# INFORMATION SHOWN start

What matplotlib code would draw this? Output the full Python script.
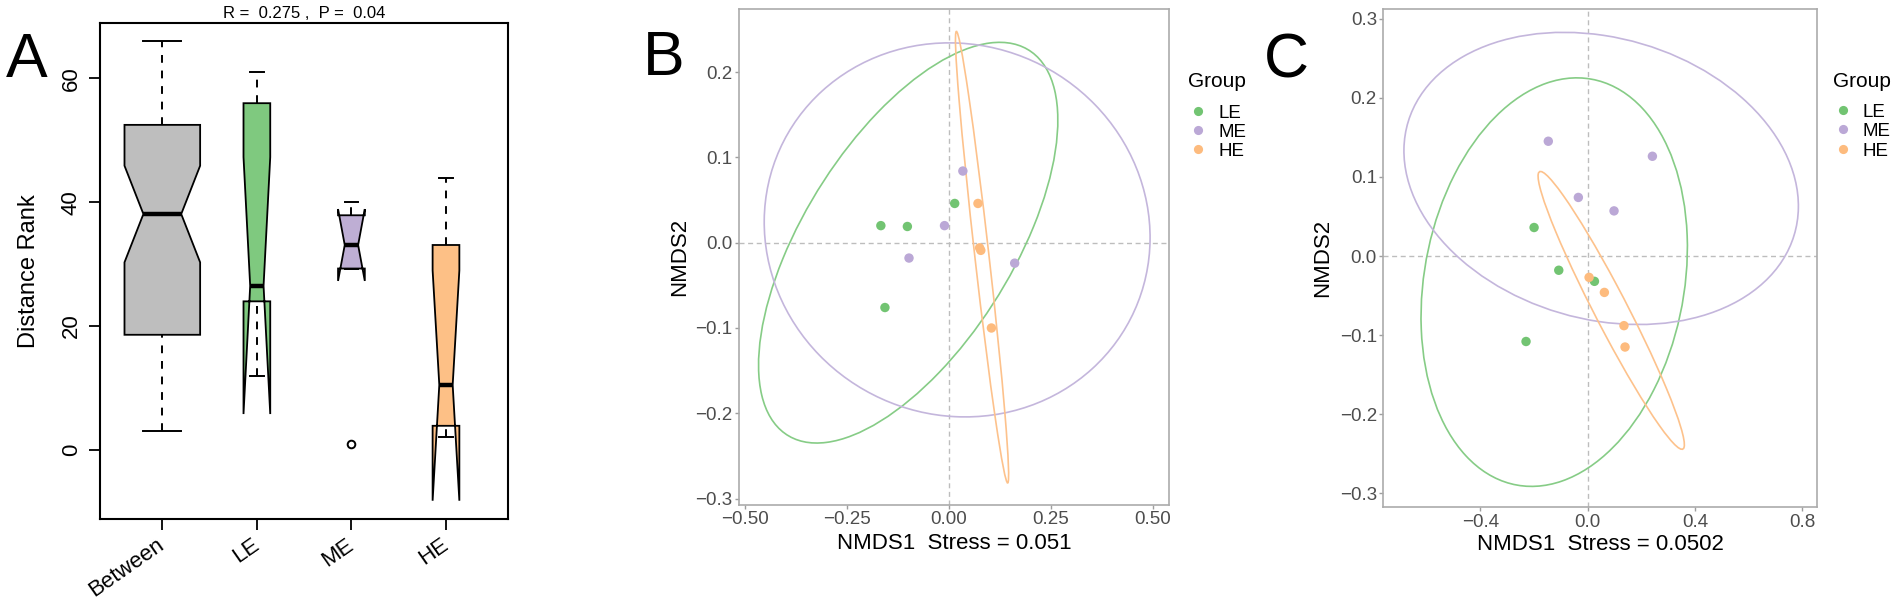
import numpy as np
import matplotlib

matplotlib.use("Agg")
from matplotlib import pyplot as plt
from matplotlib.patches import Polygon, Ellipse
from matplotlib.lines import Line2D
from matplotlib.ticker import FuncFormatter

plt.rcParams["font.family"] = ["Liberation Sans", "DejaVu Sans"]

# ---- panel A: ANOSIM distance ranks (R style notched boxplot, varwidth)
box_groups = ["Between", "LE", "ME", "HE"]
box_n = [48, 6, 6, 6]
box_whisk_lo = [3.0, 11.9, 29.3, 2.1]
box_q1 = [18.6, 24.0, 29.3, 3.9]
box_med = [38.1, 26.5, 33.1, 10.5]
box_q3 = [52.5, 56.0, 37.9, 33.1]
box_whisk_hi = [66.0, 61.1, 40.1, 44.0]
box_notch_lo = [30.3, 5.8, 27.3, -8.2]
box_notch_hi = [45.9, 47.3, 38.9, 29.0]
out_group = ["ME"]
out_value = [1.0]
box_colors = ["#BEBEBE", "#7FC97F", "#BEAED4", "#FDC086"]
a_yticks = [0, 20, 40, 60]
anosim_text = "R =  0.275 ,  P =  0.04"

# ---- panels B and C: NMDS
groups = ["LE", "ME", "HE"]
pt_colors = ["#72C472", "#BBA8D6", "#FDBB7E"]
ell_colors = ["#86CC86", "#C4B6DC", "#FDC28C"]

b_x = [[-0.167, -0.102, 0.014, -0.157],
       [0.034, -0.011, -0.098, 0.161],
       [0.071, 0.075, 0.078, 0.104]]
b_y = [[0.020, 0.019, 0.046, -0.076],
       [0.084, 0.020, -0.018, -0.024],
       [0.046, -0.006, -0.009, -0.100]]
b_ell_cx = [-0.100, 0.020, 0.081]
b_ell_cy = [0.000, 0.015, -0.017]
b_ell_a = [0.401, 0.473, 0.272]
b_ell_b = [0.170, 0.219, 0.017]
b_ell_ang = [26.5, -1.4, 103.4]
b_xticks = [-0.5, -0.25, 0.0, 0.25, 0.5]
b_yticks = [-0.3, -0.2, -0.1, 0.0, 0.1, 0.2]
b_stress = "NMDS1  Stress = 0.051"

c_x = [[-0.200, -0.108, 0.025, -0.230],
       [-0.147, 0.241, -0.035, 0.098],
       [0.005, 0.062, 0.135, 0.139]]
c_y = [[0.036, -0.018, -0.032, -0.108],
       [0.145, 0.126, 0.074, 0.057],
       [-0.027, -0.046, -0.088, -0.115]]
c_ell_cx = [-0.125, 0.050, 0.0875]
c_ell_cy = [-0.033, 0.098, -0.0687]
c_ell_a = [0.499, 0.736, 0.322]
c_ell_b = [0.253, 0.181, 0.038]
c_ell_ang = [6.8, -2.9, 147.6]
c_xticks = [-0.4, 0.0, 0.4, 0.8]
c_yticks = [-0.3, -0.2, -0.1, 0.0, 0.1, 0.2, 0.3]
c_stress = "NMDS1  Stress = 0.0502"

W, H = 1902, 602
fig = plt.figure(figsize=(W / 100, H / 100), dpi=100)


def px_axes(l, t, r, b):
    return fig.add_axes([l / W, 1 - b / H, (r - l) / W, (b - t) / H])


def minus_fmt(dec):
    return FuncFormatter(lambda v, p: f"{v:.{dec}f}".replace("-", "\u2212"))


# ------------------------------------------------------------ panel A
ax = px_axes(100, 22.7, 508.3, 519.3)
maxn = max(box_n)
for i, g in enumerate(box_groups):
    x = i + 1
    w = 0.4 * np.sqrt(box_n[i] / maxn)
    q1, md, q3 = box_q1[i], box_med[i], box_q3[i]
    nlo, nhi = box_notch_lo[i], box_notch_hi[i]
    xy = [(x - w, q1), (x + w, q1), (x + w, nlo), (x + w / 2, md), (x + w, nhi),
          (x + w, q3), (x - w, q3), (x - w, nhi), (x - w / 2, md), (x - w, nlo)]
    ax.add_patch(Polygon(xy, closed=True, facecolor=box_colors[i],
                         edgecolor="black", lw=1.3, zorder=2))
    ax.plot([x - w / 2, x + w / 2], [md, md], color="black", lw=3.2,
            solid_capstyle="butt", zorder=3)
    ax.plot([x, x], [box_whisk_lo[i], q1], color="black", lw=1.4,
            linestyle=(0, (4, 4)), zorder=3)
    ax.plot([x, x], [q3, box_whisk_hi[i]], color="black", lw=1.4,
            linestyle=(0, (4, 4)), zorder=3)
    for v in (box_whisk_lo[i], box_whisk_hi[i]):
        ax.plot([x - w / 2, x + w / 2], [v, v], color="black", lw=1.4, zorder=3)
for g, v in zip(out_group, out_value):
    ax.plot(box_groups.index(g) + 1, v, "o", mfc="none", mec="black",
            ms=5.5, mew=1.4, zorder=4)
ax.set_xlim(0.341, 4.659)
ax.set_ylim(-11.2, 69.0)
ax.set_yticks(a_yticks)
ax.set_yticklabels([str(t) for t in a_yticks], rotation=90, va="center")
ax.set_xticks(range(1, len(box_groups) + 1))
ax.set_xticklabels(box_groups, rotation=35, ha="right", va="center",
                   rotation_mode="anchor")
ax.tick_params(axis="both", length=8, width=1.3, labelsize=16)
ax.tick_params(axis="y", pad=5)
ax.tick_params(axis="x", pad=9)
for s in ax.spines.values():
    s.set_linewidth(1.5)
ax.text(-0.175, 0.5, "Distance Rank", transform=ax.transAxes, rotation=90,
        ha="center", va="center", fontsize=17)
fig.text(304 / W, 1 - 18.3 / H, anosim_text, ha="center", va="baseline",
         fontsize=12)


# ------------------------------------------------------------ panels B, C
def nmds_panel(ax, xs, ys, cx, cy, ea, eb, eang, xticks, yticks, xlim, ylim,
               xdec, stress, ylab_x, xlab_y):
    ax.axhline(0, color="#BDBDBD", lw=1.0, linestyle=(0, (3.6, 2.6)), zorder=1)
    ax.axvline(0, color="#BDBDBD", lw=1.0, linestyle=(0, (3.6, 2.6)), zorder=1)
    for k in range(len(groups)):
        ax.add_patch(Ellipse((cx[k], cy[k]), 2 * ea[k], 2 * eb[k], angle=eang[k],
                             fill=False, edgecolor=ell_colors[k], lw=1.2, zorder=2))
        ax.scatter(xs[k], ys[k], s=46, color=pt_colors[k], edgecolors="none",
                   zorder=3)
    ax.set_xlim(*xlim)
    ax.set_ylim(*ylim)
    ax.set_xticks(xticks)
    ax.set_yticks(yticks)
    ax.xaxis.set_major_formatter(minus_fmt(xdec))
    ax.yaxis.set_major_formatter(minus_fmt(1))
    ax.tick_params(axis="both", length=2.6, width=1.0, color="#9E9E9E",
                   labelsize=13.5, labelcolor="#4D4D4D", pad=2)
    for s in ax.spines.values():
        s.set_color("#ABABAB")
        s.set_linewidth(1.2)
    ax.text(ylab_x, 0.5, "NMDS2", transform=ax.transAxes, rotation=90,
            ha="center", va="center", fontsize=16)
    ax.text(0.5, xlab_y, stress, transform=ax.transAxes, ha="center",
            va="baseline", fontsize=16)


def group_legend(x0, y0):
    fig.text(x0 / W, 1 - y0 / H, "Group", fontsize=15, va="baseline")
    for k, g in enumerate(groups):
        yy = y0 + 23.5 + 19.3 * k
        fig.add_artist(Line2D([(x0 + 9.5) / W], [1 - yy / H], marker="o",
                              ms=6.6, color=pt_colors[k], mec="none",
                              transform=fig.transFigure))
        fig.text((x0 + 30) / W, 1 - (yy + 6.7) / H, g, fontsize=13.5,
                 va="baseline")


axb = px_axes(739, 9.3, 1169.3, 505)
nmds_panel(axb, b_x, b_y, b_ell_cx, b_ell_cy, b_ell_a, b_ell_b, b_ell_ang,
           b_xticks, b_yticks, (-0.5147, 0.540), (-0.3075, 0.2736), 2,
           b_stress, -0.1383, -0.0888)
group_legend(1188, 87.3)

axc = px_axes(1383.3, 9.3, 1816.6, 507.3)
nmds_panel(axc, c_x, c_y, c_ell_cx, c_ell_cy, c_ell_a, c_ell_b, c_ell_ang,
           c_xticks, c_yticks, (-0.762, 0.853), (-0.3175, 0.3117), 1,
           c_stress, -0.1396, -0.0857)
group_legend(1833, 86.7)

# panel letters
for lab, xp, yp in [("A", 6, 77), ("B", 643, 75), ("C", 1264, 77)]:
    fig.text(xp / W, 1 - yp / H, lab, fontsize=45, va="baseline")

fig.savefig("out.png", dpi=100)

# INFORMATION SHOWN end

▸ **GIVEN EXERCISE**:
Your answer should be a single number: how many lines in the data above include "matplotlib"?

▸ **EXERCISE RESPONSE**:
7